5. Slowly changing dimensions (SCD Type 2)
When historical accuracy matters — for analytics, audits, or reporting — you need to track how data changed over time, not just what it is now. Type 2 SCDs do this by adding validity windows to every version of a record:
CREATE TABLE product_prices (
id BIGSERIAL PRIMARY KEY,
product_id BIGINT NOT NULL REFERENCES products(id),
price_cents INT NOT NULL,
currency CHAR(3) NOT NULL DEFAULT 'USD',
valid_from DATE NOT NULL,
valid_until DATE, -- NULL means "current"
is_current BOOLEAN NOT NULL DEFAULT TRUE,
CONSTRAINT one_current_price_per_product
EXCLUDE USING GIST (product_id WITH =) WHERE (is_current = TRUE)
);
To find the price on a specific date:
SELECT price_cents
FROM product_prices
WHERE product_id = $1
AND valid_from <= $2
AND (valid_until IS NULL OR valid_until > $2);
The EXCLUDE USING GIST constraint ensures only one price is marked is_current per product, enforced at the database level.
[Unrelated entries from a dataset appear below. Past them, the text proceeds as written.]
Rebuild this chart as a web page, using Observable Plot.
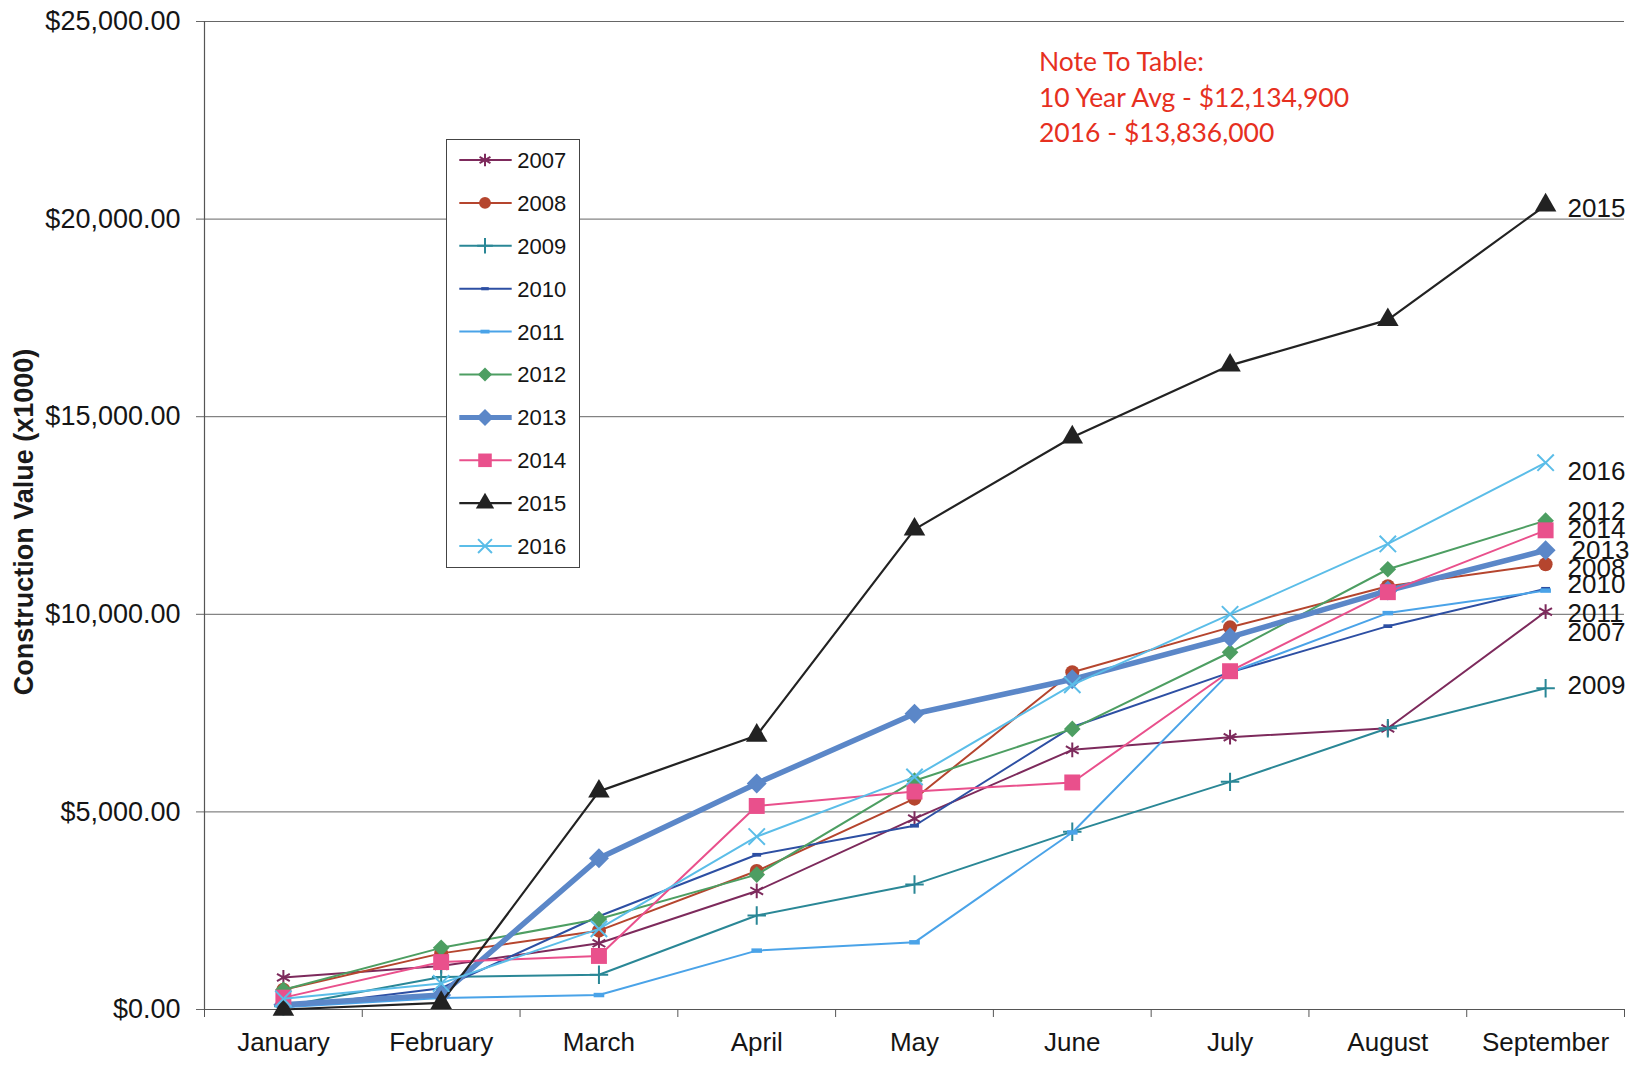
<!DOCTYPE html>
<html><head><meta charset="utf-8">
<script src="https://cdn.jsdelivr.net/npm/d3@7"></script>
<script src="https://cdn.jsdelivr.net/npm/@observablehq/plot@0.6"></script>
<style>
html,body{margin:0;padding:0;background:#fff;}
#wrap{position:relative;width:1638px;height:1066px;overflow:hidden;font-family:"Liberation Sans",Arial,sans-serif;background:#fff;}
#chart{position:absolute;left:0;top:0;}
#ytitle{position:absolute;left:24px;top:522px;transform:translate(-50%,-50%) rotate(-90deg);font-weight:bold;font-size:27px;white-space:nowrap;color:#1a1a1a;}
#note{position:absolute;left:1039px;top:44px;font-family:Lato,"Open Sans",sans-serif;font-size:26.5px;line-height:35.5px;color:#e6301f;white-space:nowrap;}
#legend{position:absolute;left:446px;top:139px;width:134px;height:429px;box-sizing:border-box;border:1.3px solid #444;background:#fff;}
#legend svg{position:absolute;left:-1.3px;top:-1.3px;}
</style></head><body>
<div id="wrap">
  <div id="chart"></div>
  <div id="ytitle">Construction Value (x1000)</div>
  <div id="note">Note To Table:<br>10 Year Avg - $12,134,900<br>2016 - $13,836,000</div>
  <div id="legend"></div>
</div>
<script>
// ---- data ----
const months = ["January","February","March","April","May","June","July","August","September"];
const years = ["2007","2008","2009","2010","2011","2012","2013","2014","2015","2016"];
const s2007 = [810, 1100, 1675, 3000, 4830, 6570, 6890, 7115, 10065];
const s2008 = [500, 1420, 1995, 3505, 5335, 8535, 9670, 10710, 11265];
const s2009 = [80, 820, 880, 2380, 3165, 4500, 5760, 7115, 8130];
const s2010 = [50, 540, 2360, 3915, 4650, 7150, 8530, 9700, 10645];
const s2011 = [60, 290, 366, 1490, 1700, 4480, 8530, 10030, 10600];
const s2012 = [500, 1560, 2290, 3413, 5790, 7100, 9040, 11140, 12370];
const s2013 = [120, 370, 3825, 5720, 7485, 8355, 9420, 10600, 11620];
const s2014 = [300, 1200, 1355, 5150, 5515, 5745, 8560, 10560, 12125];
const s2015 = [0, 170, 5520, 6935, 12150, 14480, 16300, 17450, 20350];
const s2016 = [270, 660, 2040, 4375, 5885, 8215, 10000, 11780, 13836];
const yTicks = [0, 5000, 10000, 15000, 20000, 25000];

const seriesValues = {"2007":s2007,"2008":s2008,"2009":s2009,"2010":s2010,"2011":s2011,
  "2012":s2012,"2013":s2013,"2014":s2014,"2015":s2015,"2016":s2016};

// ---- styles ----
const dash = {draw(ctx, size){ const w = Math.sqrt(size)/2, h = w*0.42;
  ctx.moveTo(-w,-h); ctx.lineTo(w,-h); ctx.lineTo(w,h); ctx.lineTo(-w,h); ctx.closePath(); }};
const styles = {
  "2007": {color:"#7d2a5c", width:2,   symbol:"asterisk", r:7,   filled:false, dy:21},
  "2008": {color:"#b5452e", width:2,   symbol:"circle",   r:7,   filled:true,  dy:4},
  "2009": {color:"#2a8796", width:2,   symbol:"plus",     r:6,   filled:false, dy:-3},
  "2010": {color:"#2d4fa3", width:2,   symbol:dash,       r:5,   filled:true,  dy:-4},
  "2011": {color:"#4aa3e8", width:2,   symbol:dash,       r:6,   filled:true,  dy:23},
  "2012": {color:"#4d9e62", width:2,   symbol:"diamond2", r:7.5, filled:true,  dy:-9},
  "2013": {color:"#5b87c8", width:5.5, symbol:"diamond2", r:9,   filled:true,  dy:0, dx:4},
  "2014": {color:"#e9508c", width:2,   symbol:"square",   r:9,   filled:true,  dy:-1},
  "2015": {color:"#222222", width:2.2, symbol:"triangle", r:8,   filled:true,  dy:3},
  "2016": {color:"#5bbde8", width:2,   symbol:"times",    r:7.5, filled:false, dy:9}
};

// ---- build ----
const monthIdx = months.map((m,i)=>i+1);
const bounds = d3.range(0.5, months.length + 1, 1);

const marks = [
  Plot.gridY(yTicks, {stroke:"#666", strokeOpacity:1, strokeWidth:1}),
  Plot.axisY(yTicks, {tickSize:8, tickPadding:16, tickFormat:d3.format("$,.2f"), fontSize:27,
    label:null, stroke:"#666", fill:"#151515"}),
  Plot.ruleX([0.5], {stroke:"#555", strokeWidth:1.2}),
  Plot.ruleY([0], {stroke:"#555", strokeWidth:1.2}),
  Plot.axisX(bounds, {tickSize:8, tickFormat:()=>"", stroke:"#555", label:null}),
  Plot.axisX(monthIdx, {tickSize:0, tickPadding:23, tickFormat:i=>months[i-1], fontSize:26,
    label:null, fill:"#151515"})
];

for (const yr of years) {
  const st = styles[yr];
  const rows = seriesValues[yr].map((v,i)=>({m:i+1, v}));
  marks.push(Plot.line(rows, {x:"m", y:"v", stroke:st.color, strokeWidth:st.width, strokeLinejoin:"round"}));
  marks.push(Plot.dot(rows, {x:"m", y:"v", symbol:st.symbol, r:st.r,
    fill: st.filled ? st.color : "none",
    stroke: st.filled ? "none" : st.color,
    strokeWidth: st.filled ? 0 : 2}));
}
for (const yr of years) {
  const st = styles[yr];
  const vals = seriesValues[yr];
  const last = [{m:months.length, v:vals[vals.length-1], t:yr}];
  marks.push(Plot.text(last, {x:"m", y:"v", text:"t", textAnchor:"start", dx:22 + (st.dx||0), dy:st.dy,
    fontSize:26, fill:"#151515"}));
}

const chart = Plot.plot({
  width:1638, height:1066,
  marginTop:21, marginBottom:57, marginLeft:204, marginRight:14,
  style:{fontFamily:'"Liberation Sans", Arial, sans-serif', background:"#fff", overflow:"visible"},
  x:{type:"linear", domain:[0.5, 9.5]},
  y:{type:"linear", domain:[0, 25000]},
  marks
});
document.getElementById("chart").appendChild(chart);

// ---- legend ----
const lg = d3.select("#legend").append("svg").attr("width",134).attr("height",429);
years.forEach((yr, i) => {
  const st = styles[yr];
  const cy = 21 + i*42.9;
  const g = lg.append("g").attr("transform", `translate(0,${cy})`);
  g.append("line").attr("x1",13.3).attr("x2",65.7).attr("y1",0).attr("y2",0)
    .attr("stroke",st.color).attr("stroke-width",st.width === 5.5 ? 5 : st.width);
  const symType = typeof st.symbol === "string" ? ({
    asterisk:d3.symbolAsterisk, circle:d3.symbolCircle, plus:d3.symbolPlus, diamond2:d3.symbolDiamond2,
    square:d3.symbolSquare, triangle:d3.symbolTriangle, times:d3.symbolTimes})[st.symbol] : st.symbol;
  const rr = st.r * 0.85;
  g.append("path").attr("transform","translate(39,0)")
    .attr("d", d3.symbol(symType, rr*rr*Math.PI)())
    .attr("fill", st.filled ? st.color : "none")
    .attr("stroke", st.filled ? "none" : st.color)
    .attr("stroke-width", st.filled ? 0 : 2);
  g.append("text").attr("x",71.3).attr("y",0).attr("dy","0.36em")
    .attr("font-size",22).attr("fill","#151515")
    .attr("font-family",'"Liberation Sans", Arial, sans-serif').text(yr);
});
</script>
</body></html>
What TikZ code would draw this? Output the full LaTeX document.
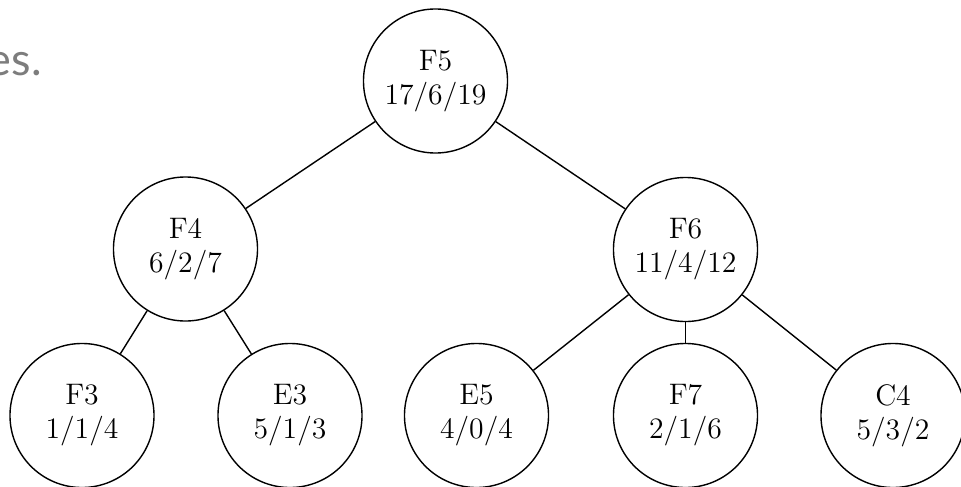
\documentclass[tikz,border=0pt]{standalone}
\usepackage{fontspec}
\newfontfamily\slidefont{Lato}
\newfontfamily\nodefont{lmroman12-regular.otf}
\definecolor{slidegray}{RGB}{125,125,125}
\begin{document}
\begin{tikzpicture}[x=0.025cm, y=-0.025cm,
  vertex/.style={circle, draw, line width=1pt, minimum size=3.6cm, inner sep=0pt,
    align=center, font=\nodefont\fontsize{21.1}{24.2}\selectfont},
  branch/.style={line width=1pt}]
  \useasboundingbox (0,0) rectangle (961,487);

  % fragment of the slide text
  \node[anchor=base east, inner sep=0pt, text=slidegray,
        font=\slidefont\fontsize{32}{38}\selectfont] (txt) at (42,75) {es.};

  % tree nodes
  \node[vertex] (f5) at (435.5,81)  {F5\\17/6/19};
  \node[vertex] (f4) at (185.5,249) {F4\\6/2/7};
  \node[vertex] (f6) at (685.5,249.5) {F6\\11/4/12};
  \node[vertex] (f3) at (82,415.5)  {F3\\1/1/4};
  \node[vertex] (e3) at (290,415.5) {E3\\5/1/3};
  \node[vertex] (e5) at (476.5,415.5) {E5\\4/0/4};
  \node[vertex] (f7) at (685.5,415.5) {F7\\2/1/6};
  \node[vertex] (c4) at (893,415.5) {C4\\5/3/2};

  % edges
  \draw[branch] (f5) -- (f4);
  \draw[branch] (f5) -- (f6);
  \draw[branch] (f4) -- (f3);
  \draw[branch] (f4) -- (e3);
  \draw[branch] (f6) -- (e5);
  \draw[branch] (f6) -- (f7);
  \draw[branch] (f6) -- (c4);
\end{tikzpicture}
\end{document}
A note on schema evolution
These patterns are a starting point, not a destination. Real schemas evolve — columns get added, tables split, constraints tighten. The patterns above are designed to make evolution safer: append-only events don't need migrations; closure tables can be rebuilt; SCD rows are never updated, only closed.
If you're designing a new schema from scratch, try describing the domain in plain language first. What are the things? What are the relationships? What constraints are always true? The code follows from the answers — not the other way around.